What is irksome is the faulty thinking that frames these careless words, perhaps tossed out more for effect than for substance. But perhaps not. For this well may be a belief that has become a personal truth for Cenk and perhaps for others too. And isn't it an easy truth to repeat?
We're great. You're misinformed.
But personal truths are not universal. Easy narratives, like Cenk's are often examples of bias, of arrogance. And I felt poorly served by his words for his language was faulty. For example, it is faulty reasoning to assume millennials know more than older voters because they (and apparently only they) can access information via the net. So what? Accessing information should never be confused with reasoning. Reasoning is a rather different animal. Pointing and clicking and even passing the eyes over a brief is not the same thing as deconstructing an argument, researching contrasting points of view, juxtaposing belief alongside fact, considering the weight of bias. Research is never a point and click matter.
Reading a policy brief or as Sanders' situates these--issues, should not be confused with being well informed--in crafting a position of your own, in comparing and contrasting points of views. And though I regularly do use the net (imagine I don't need help of a 20+ to do so), I also value learning through non-electric means as well.

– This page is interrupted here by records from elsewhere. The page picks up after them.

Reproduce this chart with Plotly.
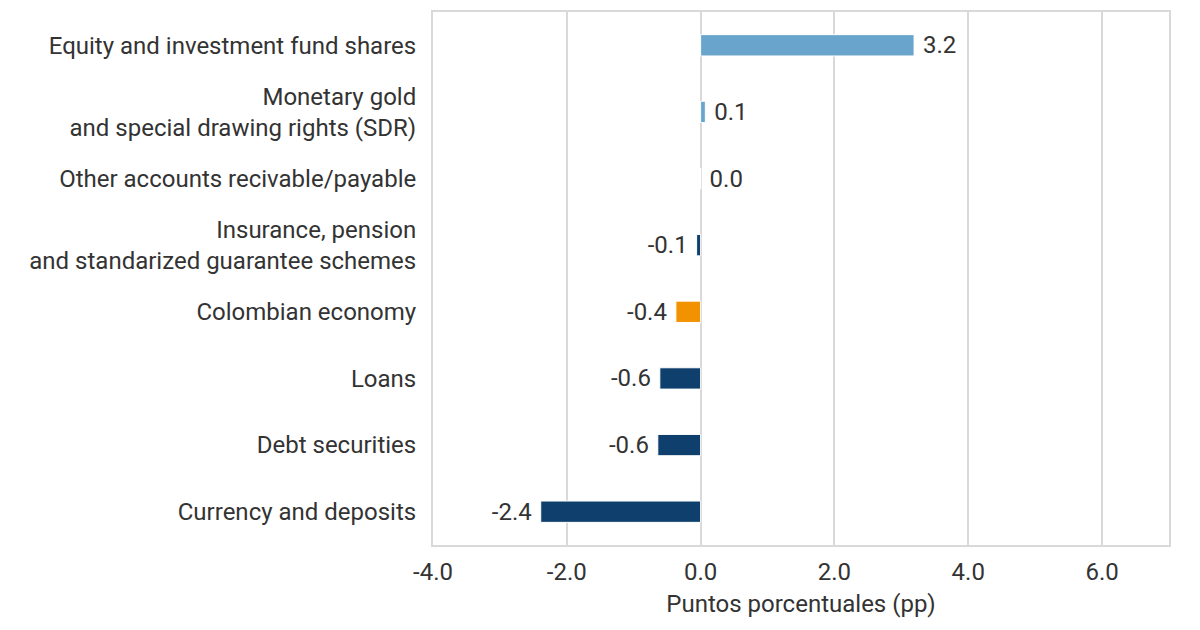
import plotly.graph_objects as go

categories = [
    "Equity and investment fund shares",
    "Monetary gold<br>and special drawing rights (SDR)",
    "Other accounts recivable/payable",
    "Insurance, pension<br>and standarized guarantee schemes",
    "Colombian economy",
    "Loans",
    "Debt securities",
    "Currency and deposits",
]
values = [3.19, 0.07, 0.0, -0.06, -0.37, -0.61, -0.64, -2.39]
colors = ["#68A4CB", "#68A4CB", "#68A4CB", "#0F3F6D", "#F39200", "#0F3F6D", "#0F3F6D", "#0F3F6D"]
x_ticks = [-4, -2, 0, 2, 4, 6]
x_tick_labels = ["-4.0", "-2.0", "0.0", "2.0", "4.0", "6.0"]

labels = [(" " + f"{v:.1f}") if v >= 0 else (f"{v:.1f}" + " ") for v in values]

fig = go.Figure(go.Bar(
    x=values,
    y=categories,
    orientation="h",
    marker=dict(color=colors, line=dict(color="white", width=1)),
    width=0.32,
    text=labels,
    textposition="outside",
    constraintext="none",
    cliponaxis=False,
    textfont=dict(size=24, color="#333333", family="Roboto"),
))

fig.update_layout(
    width=1200, height=630,
    margin=dict(l=425, r=39, t=2, b=93),
    paper_bgcolor="white", plot_bgcolor="white",
    font=dict(family="Roboto", size=24, color="#333333"),
    showlegend=False,
)
fig.update_xaxes(
    range=[-4, 7],
    tickvals=x_ticks, ticktext=x_tick_labels,
    showgrid=True, gridcolor="#D9D9D9", gridwidth=2,
    zeroline=True, zerolinecolor="#D9D9D9", zerolinewidth=2,
    showline=True, linecolor="#D9D9D9", linewidth=2, mirror=True,
    ticks="", ticklabelstandoff=4, tickfont=dict(size=24, color="#333333"),
    title=dict(text="Puntos porcentuales (pp)", font=dict(size=24, color="#333333"), standoff=10),
)
fig.update_yaxes(
    categoryorder="array", categoryarray=categories[::-1],
    showgrid=False, zeroline=False,
    showline=True, linecolor="#D9D9D9", linewidth=2, mirror=True,
    ticks="", ticklabelstandoff=10,
    tickfont=dict(size=24, color="#333333"),
)

fig.write_html("out.html")
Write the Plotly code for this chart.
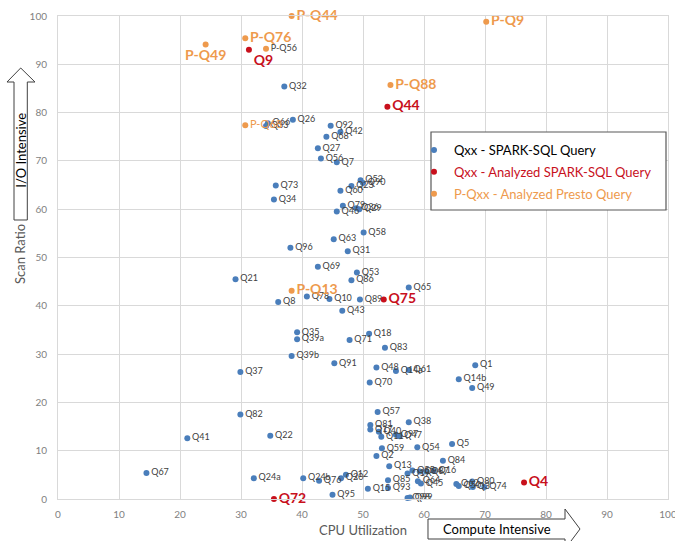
import plotly.graph_objects as go

# ---- data ----
spark_names = ["Q32","Q66","Q33","Q26","Q92","Q42","Q68","Q27","Q56","Q7",
               "Q73","Q34","Q52","Q90","Q60","Q23","Q79","Q36","Q29","Q46",
               "Q58","Q63","Q96","Q31","Q69","Q53","Q86","Q21","Q65","Q8",
               "Q78","Q10","Q89","Q43","Q35","Q39a","Q18","Q71","Q83","Q39b",
               "Q91","Q48","Q14a","Q61","Q70","Q37","Q1","Q14b","Q49","Q57",
               "Q38","Q81","Q17","Q40","Q11","Q97","Q47","Q82","Q41","Q22",
               "Q59","Q54","Q5","Q2","Q84","Q13","Q19","Q55","Q94","Q87",
               "Q16","Q67","Q24a","Q24b","Q76","Q20","Q12","Q85","Q64","Q45",
               "Q15","Q93","Q95","Q98","Q99","Q80","Q62","Q50","Q3","Q74"]
spark_cpu = [37.1,34.4,34.1,38.5,44.7,46.3,44.0,42.6,43.1,45.7,
             35.7,35.4,49.6,50.0,46.3,48.1,46.7,48.9,49.4,45.7,
             50.1,45.2,38.1,47.5,42.6,49.0,48.1,29.1,57.5,36.1,
             40.8,44.5,49.5,46.6,39.2,39.2,51.0,47.8,53.6,38.3,
             45.3,52.2,55.4,57.5,51.1,29.9,68.4,65.7,67.9,52.4,
             57.5,51.2,51.2,52.6,53.0,55.4,56.0,29.9,21.2,34.8,
             53.1,58.9,64.6,52.2,63.1,54.3,57.3,58.1,59.3,60.4,
             61.6,14.5,32.1,40.2,42.8,46.4,47.2,54.1,59.0,59.5,
             50.8,54.1,45.0,57.3,57.7,67.9,65.3,65.7,68.0,69.9]
spark_scan = [85.4,77.8,77.2,78.5,77.3,76.0,75.0,72.6,70.5,69.7,
              64.9,62.0,66.0,65.4,63.8,64.8,60.7,60.2,60.0,59.5,
              55.2,53.8,52.0,51.3,48.1,46.9,45.3,45.5,43.8,40.8,
              41.9,41.4,41.3,39.0,34.5,33.1,34.2,32.9,31.3,29.6,
              28.1,27.2,26.5,26.7,24.1,26.3,27.7,24.8,23.0,18.0,
              15.9,15.3,14.4,13.9,12.9,13.3,13.0,17.5,12.6,13.1,
              10.5,10.7,11.4,8.9,7.9,6.8,5.3,5.9,5.7,5.7,
              5.8,5.4,4.3,4.3,3.8,4.3,5.0,3.9,3.7,3.2,
              2.1,2.3,0.9,0.2,0.3,3.6,3.1,2.7,2.5,2.5]

analyzed_names = ["Q9", "Q44", "Q75", "Q4", "Q72"]
analyzed_cpu = [31.3, 54.0, 53.4, 76.4, 35.4]
analyzed_scan = [93.0, 81.2, 41.3, 3.4, 0.0]

presto_names = ["P-Q44", "P-Q9", "P-Q49", "P-Q76", "P-Q56", "P-Q88", "P-Q68", "P-Q13"]
presto_cpu = [38.3, 70.2, 24.2, 30.7, 34.1, 54.5, 30.7, 38.3]
presto_scan = [100.0, 98.8, 94.1, 95.4, 93.2, 85.7, 77.4, 43.1]

x_ticks = [0, 10, 20, 30, 40, 50, 60, 70, 80, 90, 100]
y_ticks = [0, 10, 20, 30, 40, 50, 60, 70, 80, 90, 100]

# ---- styles ----
FONT = "Lato, 'Open Sans', sans-serif"
BLUE = "#4A7EBB"
RED = "#C8101C"
ORANGE = "#EE9A4D"

# plot area in pixels
L, R, T, B = 58, 7, 16, 42
W, H = 675, 541
PW, PH = W - L - R, H - T - B


def px(xp):
    return (xp - L) / PW


def py(yp):
    return (H - B - yp) / PH


fig = go.Figure()

fig.add_trace(go.Scatter(
    x=spark_cpu, y=spark_scan, text=spark_names, mode="markers+text",
    textposition="middle right",
    textfont=dict(family=FONT, size=9, color="#404040"),
    marker=dict(color=BLUE, size=6),
    name="Qxx - SPARK-SQL Query", legendgroup="a", cliponaxis=False,
))

red_pos = ["bottom right", "middle right", "middle right", "middle right", "middle right"]
fig.add_trace(go.Scatter(
    x=analyzed_cpu, y=analyzed_scan,
    text=["<b>%s</b>" % n for n in analyzed_names], mode="markers+text",
    textposition=red_pos,
    textfont=dict(family=FONT, size=14, color=RED),
    marker=dict(color=RED, size=6),
    name="<span style='color:%s'>Qxx - Analyzed SPARK-SQL Query</span>" % RED,
    legendgroup="b", cliponaxis=False,
))

p_text = []
p_size = []
p_color = []
p_pos = []
for n in presto_names:
    if n == "P-Q56":
        p_text.append(n); p_size.append(9); p_color.append("#404040")
    elif n == "P-Q68":
        p_text.append(n); p_size.append(11); p_color.append(ORANGE)
    else:
        p_text.append("<b>%s</b>" % n); p_size.append(14); p_color.append(ORANGE)
    p_pos.append("bottom center" if n == "P-Q49" else "middle right")

fig.add_trace(go.Scatter(
    x=presto_cpu, y=presto_scan, text=p_text, mode="markers+text",
    textposition=p_pos,
    textfont=dict(family=FONT, size=p_size, color=p_color),
    marker=dict(color=ORANGE, size=6),
    name="<span style='color:%s'>P-Qxx - Analyzed Presto Query</span>" % ORANGE,
    legendgroup="c", cliponaxis=False,
))

axis_common = dict(
    range=[0, 100], showgrid=True, gridcolor="#D9D9D9", gridwidth=1,
    zeroline=False, showline=True, linecolor="#D9D9D9", mirror=True,
    ticks="", tickfont=dict(family=FONT, size=10, color="#7F7F7F"),
    ticklabeloverflow="allow",
)

fig.update_xaxes(tickvals=x_ticks, ticklabelstandoff=6, **axis_common)
fig.update_yaxes(tickvals=y_ticks, ticklabelstandoff=8, **axis_common)

# legend box
shapes = [
    dict(type="rect", xref="paper", yref="paper",
         x0=px(431), x1=px(666), y0=py(210), y1=py(132),
         line=dict(color="#595959", width=1.2), fillcolor="white", layer="above"),
]

# Compute Intensive arrow (bottom)
bx = [428, 565, 565, 580, 565, 565, 428]
by = [519, 519, 509, 529, 549, 539, 539]
path = "M " + " L ".join("%f,%f" % (px(a), py(b)) for a, b in zip(bx, by)) + " Z"
shapes.append(dict(type="path", xref="paper", yref="paper", path=path,
                   line=dict(color="#404040", width=1), fillcolor="white"))

# I/O Intensive arrow (left)
ax = [14, 14, 7, 20.7, 35, 27.3, 27.3]
ay = [220, 82, 82, 68, 82, 82, 220]
path2 = "M " + " L ".join("%f,%f" % (px(a), py(b)) for a, b in zip(ax, ay)) + " Z"
shapes.append(dict(type="path", xref="paper", yref="paper", path=path2,
                   line=dict(color="#404040", width=1), fillcolor="white"))

ann_common = dict(xref="paper", yref="paper", showarrow=False,
                  xanchor="center", yanchor="middle")
annotations = [
    dict(text="CPU Utilization", x=px(363), y=py(530),
         font=dict(family=FONT, size=13, color="#595959"), **ann_common),
    dict(text="Compute Intensive", x=px(497), y=py(529),
         font=dict(family=FONT, size=13, color="#000000"), **ann_common),
    dict(text="Scan Ratio", x=px(20), y=py(254), textangle=-90,
         font=dict(family=FONT, size=13, color="#595959"), **ann_common),
    dict(text="I/O Intensive", x=px(20.7), y=py(150), textangle=-90,
         font=dict(family=FONT, size=13, color="#000000"), **ann_common),
]

fig.update_layout(
    width=W, height=H,
    margin=dict(l=L, r=R, t=T, b=B, autoexpand=False),
    paper_bgcolor="white", plot_bgcolor="white",
    font=dict(family=FONT),
    showlegend=True,
    legend=dict(x=px(414), y=py(135), xanchor="left", yanchor="top",
                bgcolor="rgba(0,0,0,0)", borderwidth=0,
                font=dict(family=FONT, size=13, color="#000000"),
                tracegroupgap=2, itemwidth=30),
    shapes=shapes, annotations=annotations,
)

fig.write_html("out.html", config={"displayModeBar": False},
               post_script="document.body.style.margin='0';document.body.style.overflow='hidden';")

As a teacher and professor, I have been listening to the narratives of Baby Boomers, Gen X and Y -ers, Millennials, and most important, those beautiful young minds we have yet to attach a label. Listening matters and I had hoped to hear something compelling in the exchange this morning. Mostly I felt discounted.
Had I a phone at the time what I wanted to say to Cenk was that sloppy thinking does not a revolution make. A revolution requires far more thought. Sloppy thinking mostly divides us unnecessarily, creating camps when we are better served by more humble understandings of other.
You can hear the full exchange among Brian, Cenk and Ana here. Curious what you make of it.